Good Data Scientist != Good Data Leader
First of all, a key responsibility of data leaders is to translate business needs into data requirements, and successful data organization and project must be led by those who are capable to accomplish it.
On that point, it is important that good data scientists cannot always be good data leaders; a data scientist is a person who is working on data itself to make the outcomes, whereas a leader is in charge of the more strategic decision-making process before aggregating data and playing with it.

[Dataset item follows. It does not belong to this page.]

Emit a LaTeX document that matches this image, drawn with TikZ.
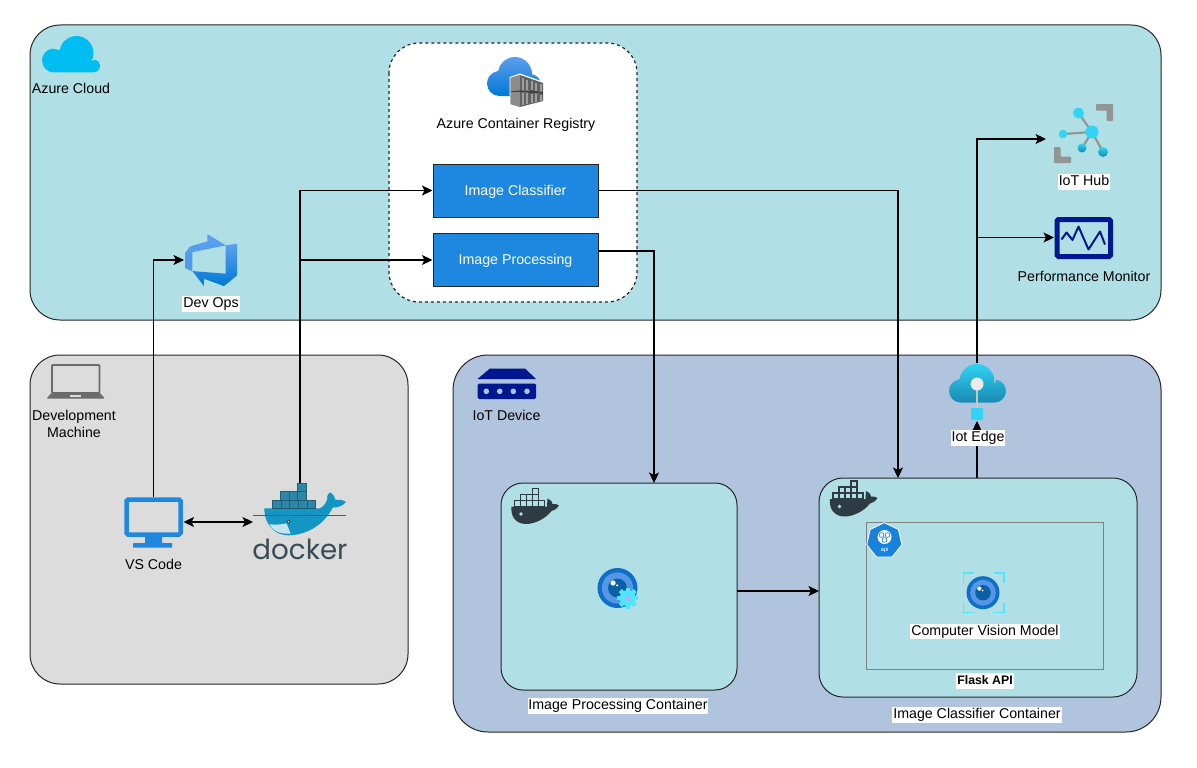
\documentclass[tikz,border=0pt]{standalone}
\usepackage{fontspec}
\setmainfont{Liberation Sans}
\newfontfamily\dockerfont{Poppins}[FontFace={m}{n}{Font=Poppins Medium}]
\usetikzlibrary{arrows.meta,shapes.geometric,calc}
\definecolor{cloudbg}{HTML}{B0E0E6}
\definecolor{devbg}{HTML}{DCDCDC}
\definecolor{iotbg}{HTML}{B0C4DE}
\definecolor{boxblue}{HTML}{1E88E0}
\definecolor{navy}{HTML}{00188F}
\definecolor{azsky}{HTML}{00BEF2}
\definecolor{azhi}{HTML}{5EA0EF}
\definecolor{azlo}{HTML}{0078D4}
\definecolor{cyanlt}{HTML}{32D4F5}
\definecolor{cyandk}{HTML}{198AB3}
\definecolor{gearc}{HTML}{50E6FF}
\definecolor{hubgray}{HTML}{949494}
\definecolor{dkwhale}{HTML}{2F3B42}
\definecolor{dockertxt}{HTML}{394D54}
\definecolor{whale}{HTML}{1396C3}
\definecolor{crate}{HTML}{2D87A8}
\definecolor{lapgray}{HTML}{6B6B6B}
\definecolor{eyeout}{HTML}{0F6FC6}
\definecolor{eyemid}{HTML}{5596E6}
\definecolor{eyein}{HTML}{0B5FA5}
\newcommand{\cloudoutline}[9]{
  ({#1},{#2+#3}) arc[start angle=270,end angle=100,radius=#3pt]
  -- ({#4+#6*cos(170)},{#5-#6*sin(170)}) arc[start angle=170,end angle=-30,radius=#6pt]
  -- ({#7+#9*cos(80)},{#8-#9*sin(80)}) arc[start angle=80,end angle=-90,radius=#9pt] -- cycle}
\newcommand{\smallwhale}[2]{%
  \begin{scope}[shift={(#1,#2)}]
    \fill[dkwhale] (0,18) -- (35.5,18) -- (36,10) .. controls (40,12) and (41,14) .. (41,15.5)
      .. controls (44,15) and (46,16) .. (47.5,17) .. controls (45,21) and (42,22) .. (40,22.5)
      .. controls (34,30) and (24,35.5) .. (14,35.5) .. controls (4,35) and (-1,28) .. (0,18) -- cycle;
    \foreach \a/\b in {3/12,9/12,15/12,21/12,27/12,9/6,15/6,21/6,21/0}
      \draw[dkwhale,line width=1.3pt,fill=cloudbg] (\a,\b) rectangle ++(6,6);
    \fill[cloudbg] (9.5,25.5) circle[radius=1.8pt];
  \end{scope}}
\newcommand{\eyeicon}[3]{%
  \fill[eyeout] (#1,#2) circle[radius=#3*1pt];
  \fill[eyemid] (#1,#2) circle[radius=#3*0.78pt];
  \fill[eyein] (#1,#2) circle[radius=#3*0.47pt];
  \fill[white] ({#1-#3*0.22},{#2-#3*0.25}) circle[radius=#3*0.13pt];
  \fill[white] ({#1-#3*0.02},{#2-#3*0.13}) circle[radius=#3*0.06pt];}
\tikzset{
  panel/.style={draw=black!85,line width=1pt,rounded corners=#1},
  conn/.style={draw=black,line width=1.15pt,-{Stealth[length=10.5pt,width=10pt,inset=2.5pt]}},
  conntwo/.style={draw=black,line width=1.15pt,{Stealth[length=10.5pt,width=10pt,inset=2.5pt]}-{Stealth[length=10.5pt,width=10pt,inset=2.5pt]}},
  imgbox/.style={draw=black!85,line width=1pt,fill=boxblue,text=white,font=\fontsize{14.2}{16}\selectfont,minimum width=165pt,minimum height=53pt,inner sep=0pt,text height=12.5pt,text depth=3pt},
  lab/.style={font=\fontsize{14.2}{17}\selectfont,text=black,inner sep=0.7pt,align=center},
  wlab/.style={lab,fill=white,text height=10.5pt,text depth=3.5pt,inner sep=0.9pt},
  icon/.style 2 args={minimum width=#1,minimum height=#2,inner sep=0pt,outer sep=0pt}
}
\begin{document}
\begin{tikzpicture}[x=1pt,y=-1pt]
\useasboundingbox (0,0) rectangle (1197,768);
\fill[white] (0,0) rectangle (1197,768);
% panels
\draw[panel=30pt,fill=cloudbg] (30,25) rectangle (1161,320);
\draw[panel=30pt,fill=devbg] (30,355) rectangle (408,684);
\draw[panel=35pt,fill=iotbg] (453,355) rectangle (1161,732);
\draw[panel=30pt,fill=white,dashed,dash pattern=on 3pt off 3pt,line width=1.2pt] (389,43) rectangle (637,302);
\node[panel=22pt,fill=cloudbg,icon={236pt}{207pt}] (ipc) at (619,586.5) {};
\node[panel=24pt,fill=cloudbg,icon={318pt}{219pt}] (icc) at (978,587.5) {};
\draw[draw=black!50,line width=1pt] (866,522) rectangle (1103,669);
% blue boxes
\node[imgbox] (ic) at (515.5,190.5) {Image Classifier};
\node[imgbox] (ip) at (515.5,260) {Image Processing};
% anchor nodes
\node[icon={53pt}{52pt}] (devops) at (210.5,260) {};
\node[icon={60pt}{50pt}] (vscode) at (153.5,522) {};
\node[icon={94pt}{76pt}] (docker) at (300,522) {};
\node[icon={68pt}{59pt}] (hub) at (1080,133.5) {};
\node[icon={59pt}{43pt}] (perf) at (1083.5,237.5) {};
\node[icon={57pt}{58pt}] (edge) at (977,392) {};
\coordinate (hubin) at (1046,139);
\coordinate (ipout) at (598,251);
\coordinate (iciin) at (654,483);
\coordinate (cctop) at (898,478);
\coordinate (ccout) at (977,478);
\coordinate (ipcout) at (737,591);
\coordinate (iccin) at (819,591);
% connectors
\draw[conn] (vscode.north) |- (devops.west);
\draw[conn] (docker.north) |- (ic.west);
\draw[conn] (docker.north) |- (ip.west);
\draw[conntwo] (vscode.east) -- (docker.west);
\draw[conn] (ic.east) -| (cctop);
\draw[conn] (ipout) -| (iciin);
\draw[conn] (ipcout) -- (iccin);
\draw[conn] (ccout) -- (edge.south);
\draw[conn] (edge.north) |- (hubin);
\draw[conn] (edge.north) |- (perf.west);
% Azure cloud icon
\fill[azsky] \cloudoutline{54}{60.5}{12}{76.5}{53}{17}{93.5}{66}{6.5};
% DevOps icon
\begin{scope}[shift={(181.75,230.75)},x=3.25pt,y=-3.25pt]
\shade[top color=azhi,bottom color=azlo]
  (17,4) -- (17,13.74) -- (13,17.02) -- (6.8,14.76) -- (6.8,17) -- (3.29,12.41) -- (13.52,13.21) -- (13.52,4.44) -- cycle;
\shade[top color=azhi,bottom color=azhi!80!azlo]
  (13.59,4.49) -- (7.85,1) -- (7.85,3.29) -- (2.58,4.84) -- (1,6.87) -- (1,11.48) -- (3.26,12.48) -- (3.26,6.57) -- cycle;
\end{scope}
% ACR icon
\shade[top color=azhi,bottom color=azlo] \cloudoutline{499.5}{83.5}{12.5}{515}{74}{17}{530}{85}{11};
\fill[white] (509.5,77) -- (520,73.5) -- (544,82) -- (544,102) -- (520,108) -- (509.5,105) -- cycle;
\fill[black!62] (510.5,78) -- (520,75) -- (543,83) -- (543,91.5) -- (520,90.2) -- (510.5,91) -- cycle;
\fill[black!62] (510.5,92.5) -- (520,92) -- (543,94) -- (543,101) -- (520,107) -- (510.5,104) -- cycle;
\fill[black!75] (510.5,91) -- (520,90.2) -- (543,91.5) -- (543,94) -- (520,92) -- (510.5,92.5) -- cycle;
\fill[black!45] (510.5,78) -- (520,75) -- (520,90.2) -- (510.5,91) -- cycle;
\fill[black!45] (510.5,92.5) -- (520,92) -- (520,107) -- (510.5,104) -- cycle;
\foreach \q in {522.5,527,531.5,536,540.5}{
  \draw[black!38,line width=2pt] (\q,{77.5+(\q-521)*0.34}) -- (\q,{89.8+(\q-521)*0.05});
  \draw[black!38,line width=2pt] (\q,{93+(\q-521)*0.08}) -- (\q,{105.5-(\q-521)*0.24});}
% IoT hub
\begin{scope}
\fill[hubgray,rounded corners=0.8pt] (1096,104) -- (1113,104) -- (1113,121) -- (1106.5,121) -- (1106.5,110.5) -- (1096,110.5) -- cycle;
\fill[hubgray,rounded corners=0.8pt] (1054,147) -- (1060.5,147) -- (1060.5,156.5) -- (1071,156.5) -- (1071,163) -- (1054,163) -- cycle;
\draw[hubgray,line width=2.2pt] (1092,132) -- (1078.5,113) (1092,132) -- (1063,134) (1092,132) -- (1082,148) (1092,132) -- (1103,152);
\fill[cyanlt] (1092,132) circle[radius=6.5pt];
\fill[cyanlt] (1078.5,113) circle[radius=5.5pt];
\fill[cyanlt] (1063,134) circle[radius=4.3pt];
\shade[top color=cyanlt,bottom color=cyandk] (1082,148) circle[radius=4.5pt];
\shade[top color=cyanlt,bottom color=cyandk] (1103,152) circle[radius=5pt];
\end{scope}
% performance monitor
\draw[navy,line width=5pt,rounded corners=1.5pt] (1057,219.5) rectangle (1110.5,256.5);
\draw[navy,line width=2pt,line join=round] (1061.5,239.5) -- (1066.5,232.5) -- (1072.5,240) -- (1078.5,226.5) -- (1088.5,249.5) -- (1100,231.5) -- (1105,244.5);
% laptop
\draw[lapgray,line width=1.8pt,rounded corners=1pt] (52,365) rectangle (99.5,393);
\fill[lapgray,rounded corners=1pt] (46.5,398.5) -- (51.5,393) -- (100,393) -- (105,398.5) -- cycle;
\fill[devbg] (70,394.5) rectangle (81,396.5);
% VS code monitor
\draw[boxblue,line width=4.5pt,rounded corners=1.5pt] (126.5,499.5) rectangle (180.5,534.5);
\fill[boxblue] (145,537) -- (162,537) -- (162,543) -- (172,543) -- (172,547.5) -- (133,547.5) -- (133,543) -- (145,543) -- cycle;
% docker big logo
\begin{scope}[shift={(30,355)},x=0.3333pt,y=-0.3333pt]
\fill[whale] (703,460) -- (870,460) .. controls (880,455) and (888,445) .. (892,432) .. controls (890,422) and (895,415) .. (900,412)
  .. controls (910,418) and (915,425) .. (917,435) .. controls (930,433) and (942,436) .. (948,441) .. controls (940,452) and (925,458) .. (908,458)
  .. controls (890,495) and (845,540) .. (775,541) .. controls (735,541) and (703,510) .. (703,460) -- cycle;
\fill[white!75!whale] (718,508) .. controls (740,510) and (760,508) .. (770,505) .. controls (775,520) and (780,530) .. (782,536) .. controls (755,538) and (730,530) .. (718,508) -- cycle;
\foreach \a/\b in {727/435,753/435,779/435,805/435,831/435,751/410,777/410,803/410,803/385}
  \draw[crate!70!black,line width=0.7pt,fill=crate] (\a,\b) rectangle ++(26,25);
\draw[dockertxt!70!whale,line width=0.5pt] (670,481) -- (948,481);
\fill[dockertxt] (775,500) circle[radius=2pt];
\fill[white] (775,500) circle[radius=0.8pt];
\end{scope}
\node[font=\dockerfont\fontsize{27.7}{28}\selectfont,text=dockertxt,inner sep=0pt] (dockerword) at (300,549) {docker};
% small whales
\smallwhale{511.5}{488.5}
\smallwhale{830}{481}
% IoT device icon
\fill[navy] (477.5,379) -- (490,368.5) -- (525,368.5) -- (536,379) -- cycle;
\fill[navy,rounded corners=1.5pt] (477.5,383.5) rectangle (536,399);
\foreach \q in {486.3,499.7,513.3,527}
  \fill[iotbg] (\q,391.3) circle[radius=2.8pt];
% IoT Edge cloud
\shade[top color=cyanlt,bottom color=cyandk] \cloudoutline{960.5}{391}{11.5}{977}{381.5}{17.5}{994.5}{391}{11.5};
\draw[gray!45,line width=2.2pt] (977,384) -- (977,410);
\fill[white!92!black] (977,384) circle[radius=6.5pt];
\fill[cyanlt,rounded corners=1pt] (971,408) rectangle (983,420);
% image processing icon
\eyeicon{617.5}{588}{20}
\begin{scope}[shift={(627.7,598)}]
\foreach \r in {0,45,...,315}
  \fill[gearc,rotate=\r] (-2.2,-10.5) rectangle (2.2,0);
\fill[gearc] (0,0) circle[radius=8pt];
\fill[eyemid!60!white] (0,0) circle[radius=3.4pt];
\end{scope}
% computer vision icon
\eyeicon{983}{592.7}{16.5}
\draw[gearc,line width=1.6pt] (963.6,583) -- (963.6,573) -- (974,573) (994,573) -- (1003.7,573) -- (1003.7,583) (1003.7,602.5) -- (1003.7,612.5) -- (994,612.5) (974,612.5) -- (963.6,612.5) -- (963.6,602.5);
% API icon
\node[regular polygon,regular polygon sides=7,draw=white,line width=0.8pt,fill=azlo!75!azhi,minimum size=36pt,inner sep=0pt] (apiicon) at (884.3,540.7) {};
\fill[white] (884.5,537) circle[radius=7pt];
\foreach \a/\b in {-3/-2,3/-2,0/3}
  \draw[azlo,line width=0.6pt] (884.5+\a,537+\b) circle[radius=2.4pt];
\node[font=\fontsize{6}{6}\selectfont,text=white,inner sep=0pt] (apitext) at (884.5,549.5) {api};
% labels
\node[lab] (lcloud) at (71,88.5) {Azure Cloud};
\node[wlab] (ldev) at (211,304) {Dev Ops};
\node[lab] (lacr) at (516,125) {Azure Container Registry};
\node[wlab] (lhub) at (1084,182) {IoT Hub};
\node[lab] (lperf) at (1084,276.5) {Performance Monitor};
\node[lab] (lmach) at (74,424) {Development\\Machine};
\node[lab] (lvs) at (153.5,564.5) {VS Code};
\node[lab] (ldevice) at (506.5,415.5) {IoT Device};
\node[wlab] (ledge) at (978,438) {Iot Edge};
\node[wlab] (lcv) at (985,631.5) {Computer Vision Model};
\node[wlab,font=\fontsize{12.3}{14}\selectfont\bfseries] (lflask) at (985,681) {Flask API};
\node[wlab] (lipc) at (618,706) {Image Processing Container};
\node[wlab] (licc) at (977,715) {Image Classifier Container};
\end{tikzpicture}
\end{document}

To give an example, in a panel session "How can you organize your data office," Head of Customer Insight, Analytics and Reporting at AXA Investment Managers mentioned that, the biggest challenge at the very initial phase of their data efforts was gathering multiple data sources across the company. We can easily imagine it does require someone to strategically communicate with a variety of stakeholders and carefully plan the whole implementation process.
Meanwhile, Global Head of Data, Analytics & AI at Volkswagen Financial Services emphasized the importance of end-to-end automation of data science and machine learning workflow. Making sure company-wide business requirements is a crucial first step that has to be done by the leaders.
Thus, for the reasons that I heard from the panel, a leader's role is different from what we normally talk about data science.
Enabling Data Scientists to Make Actionable Insights
Once the business problems and data requirements become clear, it's time to pass the baton to the "players" to move forward, and the ultimate goal of data science is to make actionable recommendations for the business personnel.
Importantly, most real-world data-related business problems can be solvable by a combination of simple mathematical formulas and ML models; as Head of Data and Insights at Virgin Atlantic stated in the panel, 99% of data scientists in an organization do not necessarily have to hold a Ph.D. to achieve their goal.
1% of Ph.D.-grade data scientists could help to resolve unique, challenging problems, but we need to consider the balance between model complexity, explainability, and prediction accuracy. Here, an optimal choice should be derived as a consequence of the leader's Biz/Data translation process.
Therefore, data leader's responsibility differs from data scientist's one, and their work helps data scientists perform to the best of their potential for making the value.
As a real-world story, my favorite session at Data Leaders Summit 2019 was "F1 journey to build its own Business Data Analytics capabilities". Since F1 has re-branded in 2017/2018 and changed from a motorsport company to a comprehensive entertainment brand, providing not only the races but online media and gaming content, many data challenges had arisen. Their Senior Analytics Director demonstrated how they overcome the situation, and it was a good example of showing the power of successful data organization and project.
Overall, even though I'm not actually a "data leader", the summit was highly informative and insightful to see the data problems from the business perspective. I can confidently say the inputs become valuable when I think about my career.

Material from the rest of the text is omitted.